▸ **OBJECTIVE**: Starting at the top of the listing, extract every line up to and including the one with "var timeStep = 0.0002;". Pictures stay out of the copy.

▸ **MATERIAL PROVIDED**:
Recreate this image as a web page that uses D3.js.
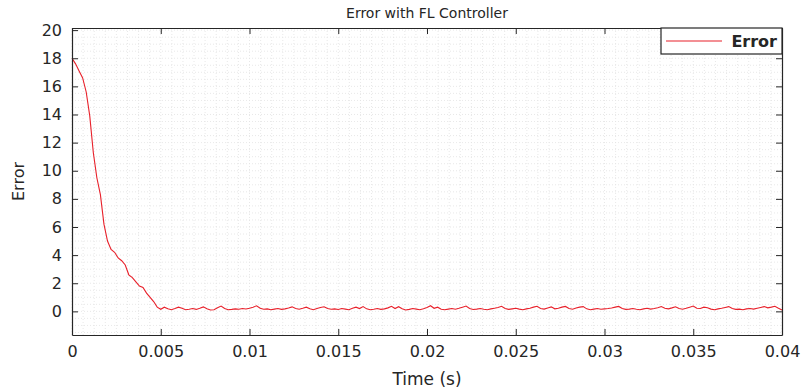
<!DOCTYPE html>
<html>
<head>
<meta charset="utf-8">
<script src="https://cdn.jsdelivr.net/npm/d3@7"></script>
<style>
  body { margin: 0; background: #fff; }
  svg { font-family: "DejaVu Sans", "Liberation Sans", Arial, sans-serif; }
</style>
</head>
<body>
<svg id="chart" width="802" height="392"></svg>
<script>
// sample spacing of the logged error (s)
var timeStep = 0.0002;

// error values, one per sample
var errorVals = [
  18.0, 17.6, 17.1, 16.6, 15.6, 13.9, 11.3, 9.5, 8.3, 6.2,
  5.0, 4.4, 4.2, 3.8, 3.6, 3.3, 2.6, 2.4, 2.1, 1.8,
  1.7, 1.3, 1.0, 0.7, 0.3, 0.15, 0.3, 0.18, 0.12, 0.2,
  0.3, 0.22, 0.12, 0.15, 0.2, 0.14, 0.22, 0.32, 0.18, 0.1,
  0.12, 0.25, 0.38, 0.2, 0.12, 0.14, 0.18, 0.15, 0.2, 0.17,
  0.22, 0.3, 0.4, 0.22, 0.15, 0.18, 0.12, 0.16, 0.2, 0.14,
  0.18, 0.24, 0.32, 0.2, 0.15, 0.22, 0.3, 0.18, 0.12, 0.2,
  0.28, 0.33, 0.2, 0.15, 0.18, 0.13, 0.2, 0.16, 0.12, 0.22,
  0.3, 0.2, 0.34, 0.18, 0.12, 0.15, 0.2, 0.14, 0.18, 0.25,
  0.36, 0.2, 0.33, 0.18, 0.1, 0.14, 0.2, 0.16, 0.12, 0.18,
  0.28, 0.4, 0.22, 0.3, 0.15, 0.12, 0.16, 0.2, 0.15, 0.22,
  0.3, 0.38, 0.2, 0.13, 0.16, 0.2, 0.15, 0.12, 0.18, 0.22,
  0.28, 0.36, 0.2, 0.14, 0.18, 0.22, 0.16, 0.12, 0.18, 0.22,
  0.3, 0.36, 0.2, 0.16, 0.24, 0.32, 0.18, 0.22, 0.3, 0.35,
  0.2, 0.15, 0.24, 0.3, 0.34, 0.18, 0.12, 0.16, 0.2, 0.15,
  0.18, 0.2, 0.24, 0.3, 0.35, 0.2, 0.14, 0.16, 0.2, 0.15,
  0.12, 0.18, 0.22, 0.16, 0.2, 0.26, 0.34, 0.22, 0.18, 0.25,
  0.33, 0.2, 0.15, 0.22, 0.3, 0.38, 0.22, 0.2, 0.3, 0.26,
  0.16, 0.12, 0.18, 0.22, 0.28, 0.34, 0.2, 0.14, 0.16, 0.12,
  0.18, 0.2, 0.16, 0.22, 0.28, 0.34, 0.25, 0.3, 0.36, 0.22,
  0.1
];

var xTicks = [0, 0.005, 0.01, 0.015, 0.02, 0.025, 0.03, 0.035, 0.04];
var xTickLabels = ["0", "0.005", "0.01", "0.015", "0.02", "0.025", "0.03", "0.035", "0.04"];
var yTicks = [0, 2, 4, 6, 8, 10, 12, 14, 16, 18, 20];

var titleText = "Error with FL Controller";
var xLabel = "Time (s)";
var yLabel = "Error";
var seriesName = "Error";

var svg = d3.select("#chart");
var margin = {left: 72, right: 20, top: 28, bottom: 57};
var W = 802, H = 392;
var axisColor = "#262626";

var x = d3.scaleLinear().domain([0, 0.04]).range([margin.left, W - margin.right]);
var y = d3.scaleLinear().domain([-1.68, 20.15]).range([H - margin.bottom, margin.top]);

// minor grid
var xMinor = d3.range(0, 0.04 + 1e-9, 0.000625);
var yMinor = d3.range(-1.5, 20.01, 0.5);
var grid = svg.append("g");
grid.selectAll("line.vx").data(xMinor).enter().append("line")
    .attr("x1", function(d){ return x(d); }).attr("x2", function(d){ return x(d); })
    .attr("y1", y.range()[0]).attr("y2", y.range()[1])
    .attr("stroke", "#e2e2e2").attr("stroke-width", 0.8).attr("stroke-dasharray", "1,2");
grid.selectAll("line.hy").data(yMinor).enter().append("line")
    .attr("y1", function(d){ return y(d); }).attr("y2", function(d){ return y(d); })
    .attr("x1", x.range()[0]).attr("x2", x.range()[1])
    .attr("stroke", "#e2e2e2").attr("stroke-width", 0.8).attr("stroke-dasharray", "1,2");

// the error trace
var line = d3.line()
    .x(function(d, i){ return x(i * timeStep); })
    .y(function(d){ return y(d); });
svg.append("path")
    .datum(errorVals)
    .attr("d", line)
    .attr("fill", "none")
    .attr("stroke", "#e8202a")
    .attr("stroke-width", 1.1);

// axes, ticks pointing inward on all four sides
function styleAxis(g){
    g.selectAll(".domain").attr("stroke", axisColor).attr("stroke-width", 1.2);
    g.selectAll(".tick line").attr("stroke", axisColor).attr("stroke-width", 1);
    g.selectAll(".tick text").attr("fill", axisColor)
        .style("font-family", "'DejaVu Sans', sans-serif").style("font-size", "16px");
}
var bottomAxis = svg.append("g")
    .attr("transform", "translate(0," + y.range()[0] + ")")
    .call(d3.axisBottom(x).tickValues(xTicks).tickSize(-6).tickSizeOuter(0)
        .tickPadding(11).tickFormat(function(d, i){ return xTickLabels[i]; }));
styleAxis(bottomAxis);
var topAxis = svg.append("g")
    .attr("transform", "translate(0," + y.range()[1] + ")")
    .call(d3.axisTop(x).tickValues(xTicks).tickSize(-6).tickSizeOuter(0).tickFormat(""));
styleAxis(topAxis);
var leftAxis = svg.append("g")
    .attr("transform", "translate(" + x.range()[0] + ",0)")
    .call(d3.axisLeft(y).tickValues(yTicks).tickSize(-6).tickSizeOuter(0).tickPadding(10));
styleAxis(leftAxis);
var rightAxis = svg.append("g")
    .attr("transform", "translate(" + x.range()[1] + ",0)")
    .call(d3.axisRight(y).tickValues(yTicks).tickSize(-6).tickSizeOuter(0).tickFormat(""));
styleAxis(rightAxis);

// labels
svg.append("text").attr("x", (x.range()[0] + x.range()[1]) / 2).attr("y", 18)
    .attr("text-anchor", "middle").attr("fill", axisColor).style("font-size", "14px")
    .text(titleText);
svg.append("text").attr("x", (x.range()[0] + x.range()[1]) / 2).attr("y", 385)
    .attr("text-anchor", "middle").attr("fill", axisColor).style("font-size", "17px")
    .text(xLabel);
svg.append("text").attr("transform", "translate(24," + ((y.range()[0] + y.range()[1]) / 2) + ") rotate(-90)")
    .attr("text-anchor", "middle").attr("fill", axisColor).style("font-size", "16px")
    .text(yLabel);

// legend box in the top right corner
var lg = svg.append("g").attr("transform", "translate(" + (x.range()[1] - 121) + "," + y.range()[1] + ")");
lg.append("rect").attr("width", 121).attr("height", 26)
    .attr("fill", "#fff").attr("stroke", axisColor).attr("stroke-width", 1.2);
lg.append("line").attr("x1", 5).attr("x2", 61).attr("y1", 13).attr("y2", 13)
    .attr("stroke", "#e8202a").attr("stroke-width", 1.1);
lg.append("text").attr("x", 116).attr("y", 18.5).attr("text-anchor", "end")
    .attr("fill", axisColor).style("font-size", "16px").style("font-weight", "bold")
    .text(seriesName);
</script>
</body>
</html>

▸ **SOLUTION TO THIS TASK**:
Recreate this image as a web page that uses D3.js.
<!DOCTYPE html>
<html>
<head>
<meta charset="utf-8">
<script src="https://cdn.jsdelivr.net/npm/d3@7"></script>
<style>
  body { margin: 0; background: #fff; }
  svg { font-family: "DejaVu Sans", "Liberation Sans", Arial, sans-serif; }
</style>
</head>
<body>
<svg id="chart" width="802" height="392"></svg>
<script>
// sample spacing of the logged error (s)
var timeStep = 0.0002;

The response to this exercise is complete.